« Le château sur la colline » nous conduit en Angleterre durant le blitz, cette période courant de juin 1940, défaite de l'armée française, à juin 1941, début de l'offensive allemande à l'est. Année terrible où le Royaume Uni s'opposa seul à l'Allemagne et à ses alliés et où la population à qui
Churchill avait promis « des larmes, de la sueur et du sang » passa « de l'épouvante à la sérénité » pour reprendre le sous titre donné par
Elisabeth Goudge.
Publié dès l'automne 1941, par une femme vivant sur la cote sud du Devon, donc en première ligne, c'est un livre superbe, qui trouvera son prolongement dans «
par amour » de
Valérie Tong Cuong qui décrit les bombardements du HAVRE entre 1940 et 1944 et qui pose la question « que restait-il de solide dans nos vies ? ».

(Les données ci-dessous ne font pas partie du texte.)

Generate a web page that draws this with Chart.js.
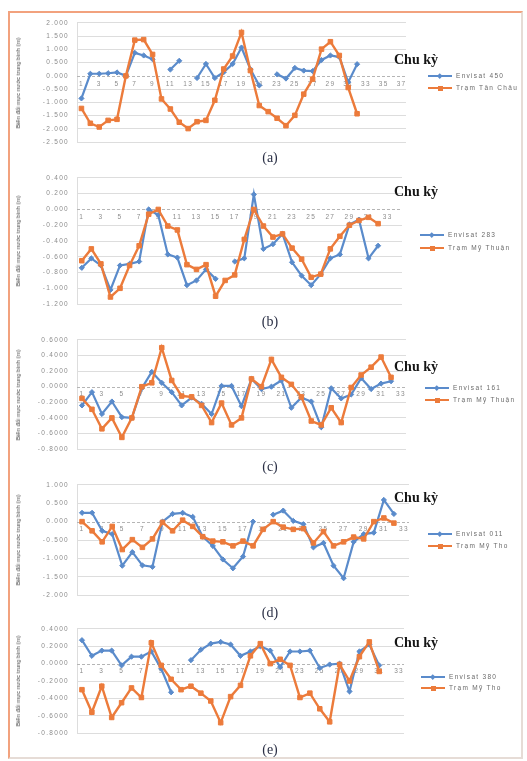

N'ayant pas été réédité depuis 1948, et n'ayant jamais été publié en forme poche, contrairement aux autres oeuvres de ce grand écrivain, « le château sur la colline » est peu connu en France et je vais donc en commettre un bref résumé en espérant ainsi développer son lectorat.
L'héroïne, Mlle Brown, se retrouve au printemps 1940 expulsée de sa maison côtière, réquisitionnée par l'armée puis détruite par la Luftwaffe. Elle erre dans Londres et finit par embarquer dans un train en partance vers la province après avoir croisé un violoniste juif, M. Isaacson, contraint de fuir Leipzig et terrorisé par la tournure des événements.
Dans le train Mlle Brown est distinguée par M Birley, un historien médiéval réputé, descendant de ces familles normandes qui, aux cotés de Guillaume, ont apporté la civilisation aux anglais. M Birley cherche une gouvernante pour prendre en main sa propriété Birley Castle, « le château sur la colline », à proximité du village de Torhaven. M Birley est pleinement conscient que sa destinée sera tragique, pris en tenaille comme il l'est entre le fisc britannique et la menace nazie.
M Birley y vit en compagnie de
deux neveux, Richard, l'ainé pilote dans la RAF et Stephen, architecte et objecteur de conscience. Dans le village vit un docteur et sa gracieuse fille Prue, qui, le lecteur s'en doute, ne laissera pas indifférents Richard et Stephen. Mlle Brown accepte de manager Birley Castle et son équipe constituée d'un majordome M Boulder, ancien combattant, et de Miss Heather, une veuve.
Le hasard, ou la
providence, vont conduire à Torhaven, M Isaacson accompagné de
deux fillettes Moppet et Poppet, fuyant Londres et les bombardements.
Le décor est planté, les acteurs introduits, la tragédie peut commencer avec son cortège de héros, de morts, de blessés, et la destruction d'un patrimoine multi séculaire.
Mais par delà ces sacrifices librement consentis, l'Angleterre vivra éternellement, fidèle à sa vocation … bel acte d'espérance publié quelques semaines avant Pearl Harbour et le déferlement japonais sur l'empire britannique !
Pages superbes, avec peu de dialogues, mais beaucoup d'introspections idéales pour décrire ces personnages et leurs états d'âmes ou pour nous peindre ces paysages anglo normands éternels. Pages bouleversantes quand l'auteur, une femme qui n'a pourtant jamais piloté un avion, nous embarque avec Richard pour défendre Torhaven et le royaume.
« Le Château sur la colline », est à mon avis, du même niveau que le « silence de la mer » de Jean BRULLER (alias VERCORS) ou que «
Suite française » d'
Irène NEMIROVSKI,
deux chefs d'oeuvres rédigés à la même époque.